If Helen Fielding was planning on writing "Bridget Jones goes to the Ends of the Earth" then bad luck – it's already been done, and by a real-life Bridget called Catherine Hartley. Her account of her life before her exploits is straight out of fiction: a thirtysomething singleton working for the BBC trying to herd people on to shows.
The tales she tells are cringingly awful; after a few too many days waking up sozzled, she discovered exploration, and that life was better sober, particularly where there weren't too many other people. So she set off to the South Pole, after first clearing the little matter of £30,000 sponsorship, because she realised she could be the first British woman to walk there unaided.
Then there was the problem of actually getting to the pole through conditions where frostbite is routine, excretion excruciating and precision literally vital, and you have to pull a sled weighing as much as an 11-stone man up and down hillocks.
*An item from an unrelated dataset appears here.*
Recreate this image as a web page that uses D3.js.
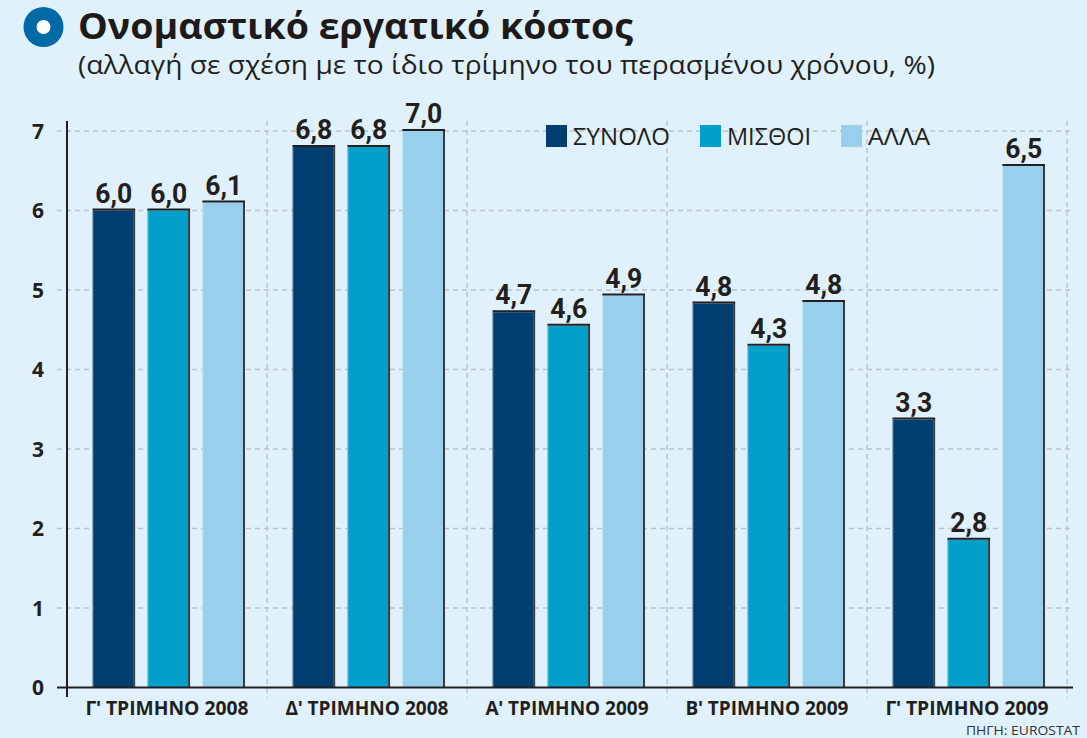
<!DOCTYPE html>
<html>
<head>
<meta charset="utf-8">
<script src="https://cdn.jsdelivr.net/npm/d3@7"></script>
<style>
  html, body { margin: 0; padding: 0; background: #fff; }
  svg { display: block; }
</style>
</head>
<body>
<svg id="chart" width="1087" height="738"></svg>
<script>
// ---- Data ----
const categories = ["Γʹ ΤΡΙΜΗΝΟ 2008", "Δʹ ΤΡΙΜΗΝΟ 2008", "Αʹ ΤΡΙΜΗΝΟ 2009", "Βʹ ΤΡΙΜΗΝΟ 2009", "Γʹ ΤΡΙΜΗΝΟ 2009"];
const seriesNames = ["ΣΥΝΟΛΟ", "ΜΙΣΘΟΙ", "ΑΛΛΑ"];
// printed values (labels above bars)
const synoloLabels = ["6,0", "6,8", "4,7", "4,8", "3,3"];
const misthoiLabels = ["6,0", "6,8", "4,6", "4,3", "2,8"];
const allaLabels = ["6,1", "7,0", "4,9", "4,8", "6,5"];
// bar heights as drawn in the picture
const synoloValues = [6.0, 6.8, 4.72, 4.83, 3.37];
const misthoiValues = [6.0, 6.8, 4.55, 4.3, 1.86];
const allaValues = [6.1, 7.0, 4.93, 4.85, 6.56];
const yTicks = [0, 1, 2, 3, 4, 5, 6, 7];
const colors = ["#003e70", "#00a0cb", "#97cfec"];

const seriesValues = [synoloValues, misthoiValues, allaValues];
const seriesLabels = [synoloLabels, misthoiLabels, allaLabels];

const svg = d3.select("#chart");
const W = 1087, H = 738;

svg.append("rect").attr("x", 0).attr("y", 0).attr("width", W).attr("height", H).attr("fill", "#e0f1fb");

// ---- Title ----
svg.append("circle").attr("cx", 43.5).attr("cy", 27).attr("r", 20).attr("fill", "#006aa7");
svg.append("circle").attr("cx", 43.5).attr("cy", 27).attr("r", 7).attr("fill", "#ffffff");
svg.append("text").attr("x", 78).attr("y", 39)
  .attr("font-family", "'Open Sans', 'Noto Sans', sans-serif").attr("font-weight", 700)
  .attr("font-size", 35).attr("fill", "#1e1a1a")
  .attr("textLength", 555).attr("lengthAdjust", "spacingAndGlyphs")
  .text("Ονομαστικό εργατικό κόστος");
svg.append("text").attr("x", 78).attr("y", 74)
  .attr("font-family", "'Open Sans', 'Noto Sans', sans-serif").attr("font-weight", 400)
  .attr("font-size", 26).attr("fill", "#231f20")
  .attr("textLength", 857).attr("lengthAdjust", "spacingAndGlyphs")
  .text("(αλλαγή σε σχέση με το ίδιο τρίμηνο του περασμένου χρόνου, %)");

// ---- Scales ----
const x0 = d3.scaleBand().domain(categories).range([67, 1067]).paddingInner(0).paddingOuter(0);
const x1 = d3.scaleBand().domain(seriesNames).range([25.5, 176]).paddingInner(0.26).paddingOuter(0);
const y = d3.scaleLinear().domain([0, 7]).range([687.5, 131]);

const gridColor = "#b9c3cb";

// horizontal gridlines
svg.append("g").selectAll("line").data(yTicks.filter(d => d > 0)).join("line")
  .attr("x1", 57).attr("x2", 1072)
  .attr("y1", d => y(d)).attr("y2", d => y(d))
  .attr("stroke", gridColor).attr("stroke-width", 1.5).attr("stroke-dasharray", "5,4");

// vertical gridlines at band boundaries
svg.append("g").selectAll("line").data(categories).join("line")
  .attr("x1", d => x0(d) + x0.bandwidth()).attr("x2", d => x0(d) + x0.bandwidth())
  .attr("y1", 121).attr("y2", 698)
  .attr("stroke", gridColor).attr("stroke-width", 1.5).attr("stroke-dasharray", "5,4");

// y tick labels
svg.append("g").selectAll("text").data(yTicks).join("text")
  .attr("x", 44).attr("y", d => y(d) + 7.5)
  .attr("text-anchor", "end")
  .attr("font-family", "'Open Sans', sans-serif").attr("font-weight", 700)
  .attr("font-size", 21).attr("fill", "#231f20")
  .text(d => d);

// ---- Legend ----
const legendX = [546, 700, 841];
const legendW = [97, 84, 62];
const legend = svg.append("g");
seriesNames.forEach((name, i) => {
  legend.append("rect").attr("x", legendX[i]).attr("y", 125).attr("width", 21).attr("height", 22)
    .attr("fill", colors[i]);
  legend.append("text").attr("x", legendX[i] + 27).attr("y", 145)
    .attr("font-family", "'Open Sans', sans-serif").attr("font-weight", 400)
    .attr("font-size", 24).attr("fill", "#231f20")
    .attr("textLength", legendW[i]).attr("lengthAdjust", "spacingAndGlyphs")
    .text(name);
});

// ---- Bars ----
const rows = [];
categories.forEach((c, ci) => {
  seriesNames.forEach((s, si) => {
    rows.push({ cat: c, ser: s, si, v: seriesValues[si][ci], label: seriesLabels[si][ci] });
  });
});

const bars = svg.append("g").selectAll("g").data(rows).join("g")
  .attr("transform", d => `translate(${x0(d.cat) + x1(d.ser)},0)`);
const bw = x1.bandwidth();

bars.append("rect")
  .attr("x", 0).attr("y", d => y(d.v))
  .attr("width", bw).attr("height", d => y(0) - y(d.v))
  .attr("fill", d => colors[d.si]);
// subtle left highlight
bars.append("line")
  .attr("x1", 0.5).attr("x2", 0.5).attr("y1", d => y(d.v)).attr("y2", y(0))
  .attr("stroke", "#ffffff").attr("stroke-opacity", 0.35).attr("stroke-width", 1);
// right shadow edge
bars.append("line")
  .attr("x1", bw + 1).attr("x2", bw + 1).attr("y1", d => y(d.v) - 1).attr("y2", y(0))
  .attr("stroke", "#3a3a3a").attr("stroke-width", 2);
// top edge
bars.append("line")
  .attr("x1", 0).attr("x2", bw + 2).attr("y1", d => y(d.v) - 1).attr("y2", d => y(d.v) - 1)
  .attr("stroke", "#231f20").attr("stroke-width", 2);

// value labels
bars.append("text")
  .attr("x", bw / 2 + 1).attr("y", d => y(d.v) - 8)
  .attr("text-anchor", "middle")
  .attr("font-family", "Roboto, 'Open Sans', sans-serif").attr("font-weight", 700)
  .attr("font-size", 27).attr("fill", "#231f20")
  .attr("textLength", 37).attr("lengthAdjust", "spacingAndGlyphs")
  .text(d => d.label);

// ---- Axes ----
svg.append("line").attr("x1", 67).attr("x2", 67).attr("y1", 121).attr("y2", 697)
  .attr("stroke", "#231f20").attr("stroke-width", 2);
svg.append("line").attr("x1", 57).attr("x2", 1073).attr("y1", y(0)).attr("y2", y(0))
  .attr("stroke", "#231f20").attr("stroke-width", 2);

// category labels
svg.append("g").selectAll("text").data(categories).join("text")
  .attr("x", d => x0(d) + x0.bandwidth() / 2).attr("y", 715)
  .attr("text-anchor", "middle")
  .attr("font-family", "'Open Sans', sans-serif").attr("font-weight", 700)
  .attr("font-size", 20).attr("fill", "#231f20")
  .attr("textLength", 163).attr("lengthAdjust", "spacingAndGlyphs")
  .text(d => d);

// source
svg.append("text").attr("x", 1080).attr("y", 735).attr("text-anchor", "end")
  .attr("font-family", "'Open Sans', sans-serif").attr("font-weight", 400)
  .attr("font-size", 13).attr("fill", "#333")
  .attr("textLength", 114).attr("lengthAdjust", "spacingAndGlyphs")
  .text("ΠΗΓΗ: EUROSTAT");
</script>
</body>
</html>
She was a not-too-fit traveller; and the title of "first British woman to walk unsupported to the South Pole" would be shared with another woman on the expedition. I cringed as she hid the frostbite that could have cost a finger, spilt drinks and bottles of urine in her tent, and generally was as much of a Bridget abroad as at home.
Yet she did manage it, in slightly better form than some of the others. On returning home, she then went for the North Pole, where it's even colder, and the obstacles include polar bears and shifting ice floes. She achieved that, too.
Hartley is modest – or realistic – enough never to call herself anything more than an "extreme tourist". She knows that without her guides, and the availability of satellite phones and airplane pickup, she would have been dead. And she did raise money, notably for Sense, the deafblind charity.
This book raises the suspicion that there are thousands of Bridget Joneses out there whose unhappiness stems in part from trying to cope in a world they're not cut out for.
Hartley found happiness in the simplicity of the struggle, where putting one foot in front of the other was the essential task for the moment, the hour, the day. She discovered that although she was just about capable of working for the BBC, herding its guests and scouting locations, she didn't want to go up the corporate ladder. She wanted to go to places so far out of the way that only map-makers bother with them. A vg effort, cringingly entertaining, which accidentally raises far deeper questions than Helen Fielding stumbled upon.